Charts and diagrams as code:
————————
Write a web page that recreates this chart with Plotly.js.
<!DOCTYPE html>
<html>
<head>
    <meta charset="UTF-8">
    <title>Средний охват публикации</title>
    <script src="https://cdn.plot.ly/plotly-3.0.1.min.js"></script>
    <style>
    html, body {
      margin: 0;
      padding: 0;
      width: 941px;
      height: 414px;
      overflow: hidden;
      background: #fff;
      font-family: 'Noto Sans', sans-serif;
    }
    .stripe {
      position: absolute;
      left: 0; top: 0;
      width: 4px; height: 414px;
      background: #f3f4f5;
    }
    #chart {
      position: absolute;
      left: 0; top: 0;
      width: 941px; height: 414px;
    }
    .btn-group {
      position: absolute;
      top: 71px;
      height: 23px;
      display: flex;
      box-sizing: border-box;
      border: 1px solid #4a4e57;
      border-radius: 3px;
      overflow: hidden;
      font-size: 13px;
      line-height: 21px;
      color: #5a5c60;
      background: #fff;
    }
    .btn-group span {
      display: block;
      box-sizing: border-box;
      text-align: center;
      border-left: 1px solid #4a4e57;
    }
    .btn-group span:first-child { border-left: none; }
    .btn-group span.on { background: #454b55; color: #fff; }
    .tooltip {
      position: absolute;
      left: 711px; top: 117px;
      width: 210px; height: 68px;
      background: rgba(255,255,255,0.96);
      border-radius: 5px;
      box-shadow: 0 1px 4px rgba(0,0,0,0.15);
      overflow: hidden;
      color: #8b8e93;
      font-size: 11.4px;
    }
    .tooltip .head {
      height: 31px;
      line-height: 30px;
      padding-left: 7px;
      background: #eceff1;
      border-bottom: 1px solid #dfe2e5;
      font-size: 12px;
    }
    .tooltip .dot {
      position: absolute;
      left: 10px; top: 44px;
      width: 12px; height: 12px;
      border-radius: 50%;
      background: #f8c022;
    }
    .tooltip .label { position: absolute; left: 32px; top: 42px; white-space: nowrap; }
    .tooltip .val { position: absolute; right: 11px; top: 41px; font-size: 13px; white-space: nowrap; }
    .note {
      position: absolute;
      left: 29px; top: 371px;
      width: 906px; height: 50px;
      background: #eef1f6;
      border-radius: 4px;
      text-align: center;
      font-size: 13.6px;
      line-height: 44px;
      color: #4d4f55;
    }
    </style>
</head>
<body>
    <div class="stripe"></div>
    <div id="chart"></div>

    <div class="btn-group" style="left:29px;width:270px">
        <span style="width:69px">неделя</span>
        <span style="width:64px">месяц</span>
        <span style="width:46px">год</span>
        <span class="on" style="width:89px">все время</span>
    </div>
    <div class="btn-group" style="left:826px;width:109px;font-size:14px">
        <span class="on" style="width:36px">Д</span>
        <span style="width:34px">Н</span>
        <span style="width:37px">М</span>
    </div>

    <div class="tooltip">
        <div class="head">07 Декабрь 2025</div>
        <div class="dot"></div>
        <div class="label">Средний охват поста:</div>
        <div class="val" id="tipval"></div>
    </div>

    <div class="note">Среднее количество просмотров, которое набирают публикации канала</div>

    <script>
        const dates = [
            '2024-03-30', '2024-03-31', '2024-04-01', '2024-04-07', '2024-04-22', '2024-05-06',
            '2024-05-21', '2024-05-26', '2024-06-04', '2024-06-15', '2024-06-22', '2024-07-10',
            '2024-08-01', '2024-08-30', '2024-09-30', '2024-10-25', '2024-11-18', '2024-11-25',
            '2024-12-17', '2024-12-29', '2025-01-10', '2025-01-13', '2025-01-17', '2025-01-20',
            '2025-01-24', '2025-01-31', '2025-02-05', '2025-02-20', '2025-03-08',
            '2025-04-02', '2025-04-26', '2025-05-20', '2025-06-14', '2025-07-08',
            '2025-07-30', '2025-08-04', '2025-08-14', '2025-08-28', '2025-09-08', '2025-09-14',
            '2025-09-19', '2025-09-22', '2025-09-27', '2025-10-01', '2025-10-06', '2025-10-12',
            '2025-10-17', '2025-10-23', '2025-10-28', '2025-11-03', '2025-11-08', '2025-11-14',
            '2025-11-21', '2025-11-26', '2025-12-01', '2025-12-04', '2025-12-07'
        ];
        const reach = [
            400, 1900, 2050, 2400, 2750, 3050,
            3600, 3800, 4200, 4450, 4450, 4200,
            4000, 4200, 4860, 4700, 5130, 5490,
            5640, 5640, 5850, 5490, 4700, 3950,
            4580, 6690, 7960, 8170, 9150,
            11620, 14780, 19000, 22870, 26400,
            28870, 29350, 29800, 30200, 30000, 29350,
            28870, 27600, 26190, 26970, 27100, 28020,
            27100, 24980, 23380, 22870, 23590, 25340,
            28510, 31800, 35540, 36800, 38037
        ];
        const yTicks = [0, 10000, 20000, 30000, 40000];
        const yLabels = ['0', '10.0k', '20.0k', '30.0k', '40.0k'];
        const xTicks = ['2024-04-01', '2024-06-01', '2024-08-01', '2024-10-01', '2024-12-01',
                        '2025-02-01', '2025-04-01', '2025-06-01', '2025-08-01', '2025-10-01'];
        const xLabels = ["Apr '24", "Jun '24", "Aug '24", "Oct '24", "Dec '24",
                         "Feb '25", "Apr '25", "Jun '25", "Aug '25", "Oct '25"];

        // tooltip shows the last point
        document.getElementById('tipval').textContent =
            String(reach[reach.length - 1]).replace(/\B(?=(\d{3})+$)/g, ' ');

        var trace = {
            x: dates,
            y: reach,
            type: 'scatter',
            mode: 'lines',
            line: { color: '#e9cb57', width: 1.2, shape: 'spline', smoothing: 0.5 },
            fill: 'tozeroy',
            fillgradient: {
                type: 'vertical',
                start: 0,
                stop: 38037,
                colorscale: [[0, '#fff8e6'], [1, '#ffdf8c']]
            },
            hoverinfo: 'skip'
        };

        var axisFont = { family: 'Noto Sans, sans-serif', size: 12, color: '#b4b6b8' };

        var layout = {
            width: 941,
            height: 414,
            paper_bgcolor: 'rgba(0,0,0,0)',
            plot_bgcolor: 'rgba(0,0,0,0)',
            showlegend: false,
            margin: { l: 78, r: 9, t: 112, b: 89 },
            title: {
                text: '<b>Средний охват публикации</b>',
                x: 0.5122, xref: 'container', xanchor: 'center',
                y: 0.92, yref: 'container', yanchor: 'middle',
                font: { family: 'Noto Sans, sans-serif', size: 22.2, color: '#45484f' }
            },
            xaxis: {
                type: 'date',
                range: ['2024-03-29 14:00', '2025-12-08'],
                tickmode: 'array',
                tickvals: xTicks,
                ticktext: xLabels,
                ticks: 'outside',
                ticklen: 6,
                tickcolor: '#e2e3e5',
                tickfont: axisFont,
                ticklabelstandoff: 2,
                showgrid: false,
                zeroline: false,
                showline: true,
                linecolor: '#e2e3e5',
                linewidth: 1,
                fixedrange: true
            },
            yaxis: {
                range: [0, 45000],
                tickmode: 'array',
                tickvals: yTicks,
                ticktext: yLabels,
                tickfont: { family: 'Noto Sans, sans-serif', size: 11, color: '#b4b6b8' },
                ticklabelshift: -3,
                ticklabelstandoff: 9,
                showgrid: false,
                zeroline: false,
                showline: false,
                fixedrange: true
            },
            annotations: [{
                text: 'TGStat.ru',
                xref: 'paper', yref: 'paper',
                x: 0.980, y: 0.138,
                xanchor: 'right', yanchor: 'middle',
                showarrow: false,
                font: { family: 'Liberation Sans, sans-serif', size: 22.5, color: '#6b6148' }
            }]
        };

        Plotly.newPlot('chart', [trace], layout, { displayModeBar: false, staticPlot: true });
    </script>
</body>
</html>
————————
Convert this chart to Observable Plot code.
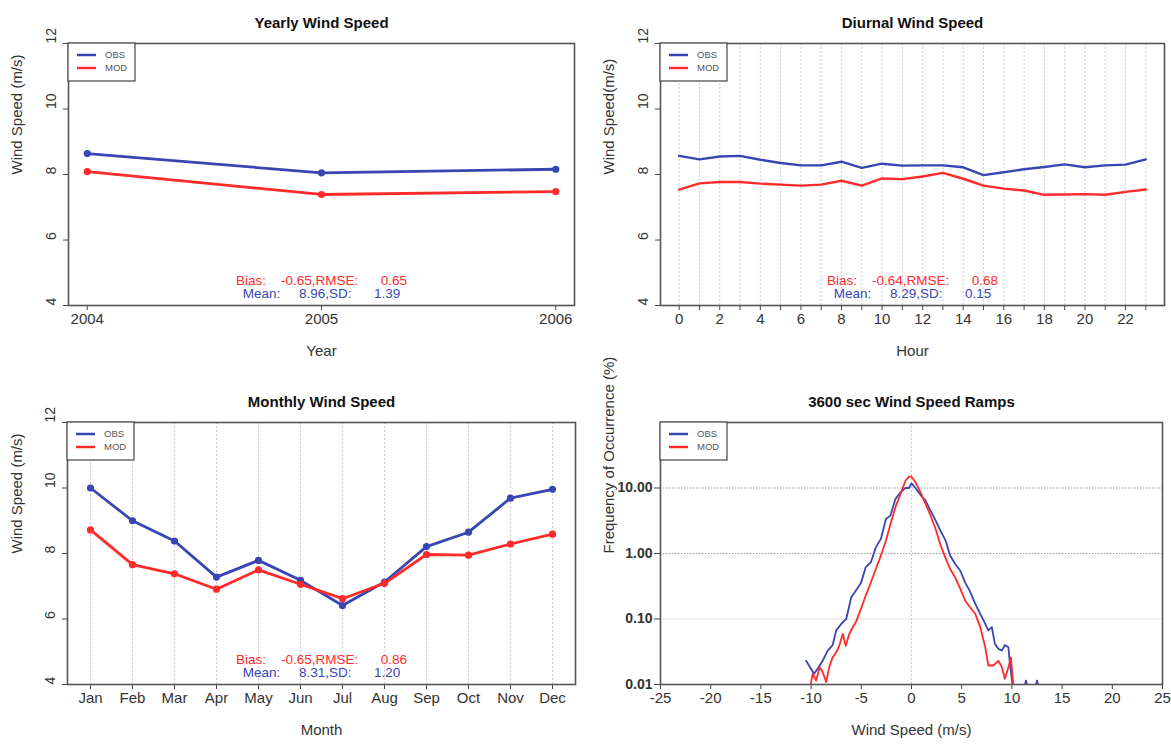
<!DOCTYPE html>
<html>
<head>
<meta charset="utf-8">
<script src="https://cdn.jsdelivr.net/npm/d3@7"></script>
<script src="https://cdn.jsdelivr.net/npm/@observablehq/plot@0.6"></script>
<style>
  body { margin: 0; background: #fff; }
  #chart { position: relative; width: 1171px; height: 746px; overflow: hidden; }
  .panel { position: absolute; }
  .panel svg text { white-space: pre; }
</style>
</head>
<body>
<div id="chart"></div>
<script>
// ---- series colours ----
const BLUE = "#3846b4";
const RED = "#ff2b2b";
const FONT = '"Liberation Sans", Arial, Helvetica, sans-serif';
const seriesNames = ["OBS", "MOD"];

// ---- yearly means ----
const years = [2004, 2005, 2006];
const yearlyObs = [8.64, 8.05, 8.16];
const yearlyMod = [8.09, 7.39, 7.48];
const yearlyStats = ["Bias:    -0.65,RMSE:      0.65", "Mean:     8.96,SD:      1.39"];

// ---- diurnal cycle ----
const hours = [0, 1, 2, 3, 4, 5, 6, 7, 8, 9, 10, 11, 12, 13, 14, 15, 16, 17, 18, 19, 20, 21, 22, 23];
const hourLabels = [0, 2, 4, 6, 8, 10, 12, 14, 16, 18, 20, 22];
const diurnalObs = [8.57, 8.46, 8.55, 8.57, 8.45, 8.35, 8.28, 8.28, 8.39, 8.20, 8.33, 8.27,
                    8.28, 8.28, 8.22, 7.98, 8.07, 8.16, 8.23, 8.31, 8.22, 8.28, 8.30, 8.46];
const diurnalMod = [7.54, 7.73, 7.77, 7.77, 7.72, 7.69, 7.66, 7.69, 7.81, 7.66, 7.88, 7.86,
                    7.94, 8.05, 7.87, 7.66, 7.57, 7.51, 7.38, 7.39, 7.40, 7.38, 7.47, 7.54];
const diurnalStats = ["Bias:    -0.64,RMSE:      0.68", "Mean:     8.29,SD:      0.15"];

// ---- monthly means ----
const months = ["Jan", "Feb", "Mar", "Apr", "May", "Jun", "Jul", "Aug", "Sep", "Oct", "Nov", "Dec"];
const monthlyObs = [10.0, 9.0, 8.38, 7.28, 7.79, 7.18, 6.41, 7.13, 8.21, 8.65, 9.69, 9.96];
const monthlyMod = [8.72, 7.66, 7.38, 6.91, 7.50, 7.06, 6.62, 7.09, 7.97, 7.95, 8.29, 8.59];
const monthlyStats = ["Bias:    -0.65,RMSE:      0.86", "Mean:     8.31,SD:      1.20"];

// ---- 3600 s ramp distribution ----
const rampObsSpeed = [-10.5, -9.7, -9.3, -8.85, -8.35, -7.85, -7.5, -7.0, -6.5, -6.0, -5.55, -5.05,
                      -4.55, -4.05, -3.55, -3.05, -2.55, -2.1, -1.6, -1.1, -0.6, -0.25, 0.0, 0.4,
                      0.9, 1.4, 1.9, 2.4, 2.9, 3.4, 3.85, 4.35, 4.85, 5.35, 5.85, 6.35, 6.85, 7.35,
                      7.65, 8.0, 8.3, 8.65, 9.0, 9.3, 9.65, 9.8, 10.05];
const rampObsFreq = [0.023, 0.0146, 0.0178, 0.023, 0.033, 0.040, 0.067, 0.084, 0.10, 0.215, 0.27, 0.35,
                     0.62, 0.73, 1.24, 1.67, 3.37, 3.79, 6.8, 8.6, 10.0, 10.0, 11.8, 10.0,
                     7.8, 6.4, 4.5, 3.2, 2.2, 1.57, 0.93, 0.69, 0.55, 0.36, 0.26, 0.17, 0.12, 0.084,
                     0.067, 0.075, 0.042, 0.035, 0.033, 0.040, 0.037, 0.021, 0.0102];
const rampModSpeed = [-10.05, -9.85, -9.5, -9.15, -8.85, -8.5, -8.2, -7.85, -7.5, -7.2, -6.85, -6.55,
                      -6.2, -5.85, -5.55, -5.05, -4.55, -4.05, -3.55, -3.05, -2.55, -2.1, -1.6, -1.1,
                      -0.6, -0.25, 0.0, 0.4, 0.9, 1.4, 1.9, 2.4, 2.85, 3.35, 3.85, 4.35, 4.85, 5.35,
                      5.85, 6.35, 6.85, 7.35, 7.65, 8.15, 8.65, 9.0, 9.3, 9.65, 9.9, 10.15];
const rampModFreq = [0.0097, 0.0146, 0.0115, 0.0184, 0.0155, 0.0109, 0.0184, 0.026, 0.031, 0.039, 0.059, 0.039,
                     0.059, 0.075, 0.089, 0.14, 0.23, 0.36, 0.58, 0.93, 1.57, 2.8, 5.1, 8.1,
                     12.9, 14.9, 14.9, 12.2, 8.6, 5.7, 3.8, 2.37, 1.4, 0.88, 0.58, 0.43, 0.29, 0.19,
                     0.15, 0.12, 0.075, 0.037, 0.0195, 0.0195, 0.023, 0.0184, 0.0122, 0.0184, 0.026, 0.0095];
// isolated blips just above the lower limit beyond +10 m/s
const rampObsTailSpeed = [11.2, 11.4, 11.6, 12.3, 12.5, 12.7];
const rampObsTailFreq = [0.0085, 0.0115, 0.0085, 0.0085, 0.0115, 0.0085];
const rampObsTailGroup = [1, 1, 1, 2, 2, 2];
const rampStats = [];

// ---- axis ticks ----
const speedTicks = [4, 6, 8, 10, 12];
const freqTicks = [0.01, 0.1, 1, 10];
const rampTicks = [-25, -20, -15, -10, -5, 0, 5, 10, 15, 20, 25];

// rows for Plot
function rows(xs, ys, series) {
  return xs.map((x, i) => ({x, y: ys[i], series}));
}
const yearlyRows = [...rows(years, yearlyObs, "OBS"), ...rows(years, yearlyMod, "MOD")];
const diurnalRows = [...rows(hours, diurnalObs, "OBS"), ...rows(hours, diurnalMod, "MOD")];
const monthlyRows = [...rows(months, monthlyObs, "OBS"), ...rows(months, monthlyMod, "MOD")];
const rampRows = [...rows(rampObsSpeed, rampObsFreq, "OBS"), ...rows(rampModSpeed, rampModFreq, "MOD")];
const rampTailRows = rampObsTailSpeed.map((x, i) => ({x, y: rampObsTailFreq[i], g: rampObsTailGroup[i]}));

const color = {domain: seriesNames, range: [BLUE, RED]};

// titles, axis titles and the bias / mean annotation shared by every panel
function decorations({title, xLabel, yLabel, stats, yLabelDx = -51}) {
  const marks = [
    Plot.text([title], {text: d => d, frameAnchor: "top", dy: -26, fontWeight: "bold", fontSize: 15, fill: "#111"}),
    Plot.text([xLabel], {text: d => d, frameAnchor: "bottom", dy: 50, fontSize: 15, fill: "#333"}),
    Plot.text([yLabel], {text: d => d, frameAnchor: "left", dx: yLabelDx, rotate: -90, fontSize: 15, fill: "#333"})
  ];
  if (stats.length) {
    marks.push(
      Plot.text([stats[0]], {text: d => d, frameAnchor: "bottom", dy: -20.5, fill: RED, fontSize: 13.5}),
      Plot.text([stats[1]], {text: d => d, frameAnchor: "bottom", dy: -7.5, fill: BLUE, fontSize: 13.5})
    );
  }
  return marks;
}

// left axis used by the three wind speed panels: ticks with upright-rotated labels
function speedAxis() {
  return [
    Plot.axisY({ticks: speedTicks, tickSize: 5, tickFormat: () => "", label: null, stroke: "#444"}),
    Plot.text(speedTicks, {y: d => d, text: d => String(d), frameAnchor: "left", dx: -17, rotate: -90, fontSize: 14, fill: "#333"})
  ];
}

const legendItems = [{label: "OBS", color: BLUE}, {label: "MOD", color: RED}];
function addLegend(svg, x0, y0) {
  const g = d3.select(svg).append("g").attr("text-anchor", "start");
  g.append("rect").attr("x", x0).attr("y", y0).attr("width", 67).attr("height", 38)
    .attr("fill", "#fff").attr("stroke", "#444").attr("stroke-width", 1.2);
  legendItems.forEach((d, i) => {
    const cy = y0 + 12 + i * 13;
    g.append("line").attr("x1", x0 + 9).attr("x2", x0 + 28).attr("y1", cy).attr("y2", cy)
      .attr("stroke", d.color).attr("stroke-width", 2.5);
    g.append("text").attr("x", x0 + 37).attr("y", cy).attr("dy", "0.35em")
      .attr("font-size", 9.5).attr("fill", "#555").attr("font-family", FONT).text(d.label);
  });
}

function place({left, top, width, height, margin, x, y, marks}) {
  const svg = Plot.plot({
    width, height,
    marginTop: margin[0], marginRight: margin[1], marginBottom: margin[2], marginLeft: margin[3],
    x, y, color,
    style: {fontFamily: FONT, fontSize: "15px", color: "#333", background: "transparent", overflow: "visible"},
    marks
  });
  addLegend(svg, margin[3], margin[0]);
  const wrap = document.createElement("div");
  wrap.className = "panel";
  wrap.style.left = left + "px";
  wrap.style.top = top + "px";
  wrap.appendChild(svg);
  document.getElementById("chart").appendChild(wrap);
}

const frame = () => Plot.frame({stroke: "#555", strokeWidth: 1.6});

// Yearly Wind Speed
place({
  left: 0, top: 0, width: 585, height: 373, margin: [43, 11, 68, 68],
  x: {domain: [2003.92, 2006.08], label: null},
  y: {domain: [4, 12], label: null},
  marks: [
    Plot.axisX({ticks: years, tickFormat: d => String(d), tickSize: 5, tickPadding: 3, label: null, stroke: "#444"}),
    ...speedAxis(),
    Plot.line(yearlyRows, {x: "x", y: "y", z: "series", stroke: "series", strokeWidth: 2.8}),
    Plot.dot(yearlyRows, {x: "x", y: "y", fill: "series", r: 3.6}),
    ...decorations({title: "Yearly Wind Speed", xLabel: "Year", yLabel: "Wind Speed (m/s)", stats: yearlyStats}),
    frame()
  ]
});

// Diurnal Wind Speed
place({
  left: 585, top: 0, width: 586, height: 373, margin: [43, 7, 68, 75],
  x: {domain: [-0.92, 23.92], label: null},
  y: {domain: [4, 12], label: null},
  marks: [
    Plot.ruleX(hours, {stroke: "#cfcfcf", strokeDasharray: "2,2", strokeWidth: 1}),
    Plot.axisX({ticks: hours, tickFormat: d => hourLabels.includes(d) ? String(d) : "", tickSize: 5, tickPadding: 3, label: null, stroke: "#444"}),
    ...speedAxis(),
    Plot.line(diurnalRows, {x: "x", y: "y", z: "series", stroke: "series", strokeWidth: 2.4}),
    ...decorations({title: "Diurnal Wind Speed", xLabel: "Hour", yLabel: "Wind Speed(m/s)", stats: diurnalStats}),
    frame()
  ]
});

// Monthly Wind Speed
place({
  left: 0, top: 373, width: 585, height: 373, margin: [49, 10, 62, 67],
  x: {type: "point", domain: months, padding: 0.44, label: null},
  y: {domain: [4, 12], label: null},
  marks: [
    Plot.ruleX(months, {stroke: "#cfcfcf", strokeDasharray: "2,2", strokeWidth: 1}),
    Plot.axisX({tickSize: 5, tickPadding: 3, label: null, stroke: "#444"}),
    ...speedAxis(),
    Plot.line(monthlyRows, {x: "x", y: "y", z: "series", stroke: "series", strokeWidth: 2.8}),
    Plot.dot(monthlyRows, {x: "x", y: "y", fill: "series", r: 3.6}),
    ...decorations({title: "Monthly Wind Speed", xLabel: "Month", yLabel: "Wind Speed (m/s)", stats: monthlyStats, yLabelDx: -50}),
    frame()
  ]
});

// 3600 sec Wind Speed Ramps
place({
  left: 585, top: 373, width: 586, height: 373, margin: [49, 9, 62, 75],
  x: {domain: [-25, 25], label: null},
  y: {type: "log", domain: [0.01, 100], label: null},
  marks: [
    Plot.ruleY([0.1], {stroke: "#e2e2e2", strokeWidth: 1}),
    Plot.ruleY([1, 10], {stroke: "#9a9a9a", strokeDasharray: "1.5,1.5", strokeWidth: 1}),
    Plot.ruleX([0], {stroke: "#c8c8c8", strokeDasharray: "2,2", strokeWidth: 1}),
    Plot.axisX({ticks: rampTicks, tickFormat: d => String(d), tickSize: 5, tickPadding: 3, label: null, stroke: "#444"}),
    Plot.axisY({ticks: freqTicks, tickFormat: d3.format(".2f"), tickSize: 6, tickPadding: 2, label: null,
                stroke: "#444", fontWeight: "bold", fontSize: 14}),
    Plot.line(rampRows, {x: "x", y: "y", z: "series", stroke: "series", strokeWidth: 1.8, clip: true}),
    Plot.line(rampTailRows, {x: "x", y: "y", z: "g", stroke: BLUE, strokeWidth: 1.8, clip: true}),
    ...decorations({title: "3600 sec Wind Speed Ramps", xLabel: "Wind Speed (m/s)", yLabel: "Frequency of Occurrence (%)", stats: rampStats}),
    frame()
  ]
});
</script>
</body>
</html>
————————
What the task asks:
Select every line in the material above where the string "with" occurs, and copy it.

Written answer:
Write a web page that recreates this chart with Plotly.js.
// left axis used by the three wind speed panels: ticks with upright-rotated labels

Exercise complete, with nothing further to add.